Located just 11 miles from the TN border is a small public road called Cashes Valley North Georgia. It is one of the more popular scenic “day rides” for many off roaders who are looking to just adventure and have some fun, and personally one of my favorite places to explore. A hidden road, maintained by and home to several private residents, Cashes Valley is around 8.5 miles long with one way in and one way out.
Along the way, Cashes Valley parallels Fightingtown Creek, displaying a collection of waterfalls along the way, however one of the main reasons people enjoy visiting Cashes Valley is the various water forging. This beautiful ride will take you through a total of 5 water crossings, all different sizes and depths with the deepest crossing around 2 feet deep (could be significantly more after a recent rain fall – be aware). While 2 feet deep could sound intimating for many, I assure you this is still considered a “beginner adventure” as I have successfully taken several stock Jeeps (no lift or big tires) through these water crossings.
History Of Cashes Valley
Dating back to the 1800’s, Cashes Valley was originally formed as a small village to a group of settlers. It included many smaller homes and a local Church Of Christ. In the 1990’s, the road became popular to off roaders and ATV’s that took the idea of off-roading into their own hands and began venturing off of the normal road and in parts of the property they were not authorized. Eventually, the historic Cashes Valley Church Of Christ was looted burnt down. This obviously triggered the locals to attempt to block access to Cashes Valley and save their beautiful piece of mountain history but the request was denied as Cashes Valley is technically a public road.
Most of the residents that still live in the area are descendants from the original settlers to this area. At the end of Cashes Valley Road, just before you reach the old Church of Christ you will come to an opening that has the Cashes Valley Cemetery… a clear sign of the age of this area. With many tombstones dating back to late 1800’s and a handful of them so old, the dates have been worn off and unidentifiable.

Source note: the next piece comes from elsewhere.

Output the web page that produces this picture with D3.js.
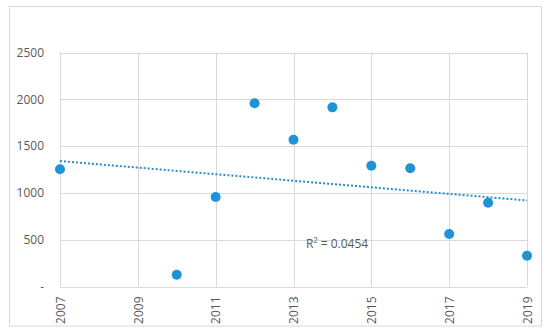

Where Is Cashes Valley North Georgia
Today, it is a much more respected place to visit, with many visitors following the common “Tread Lightly” rule for the sake of all. I would highly recommend this visit for you and your family but I would strongly encourage you to stay on the road, do not stop in the water, do not venture back to the church as it is private property and please be very respectful of this beautiful piece of history.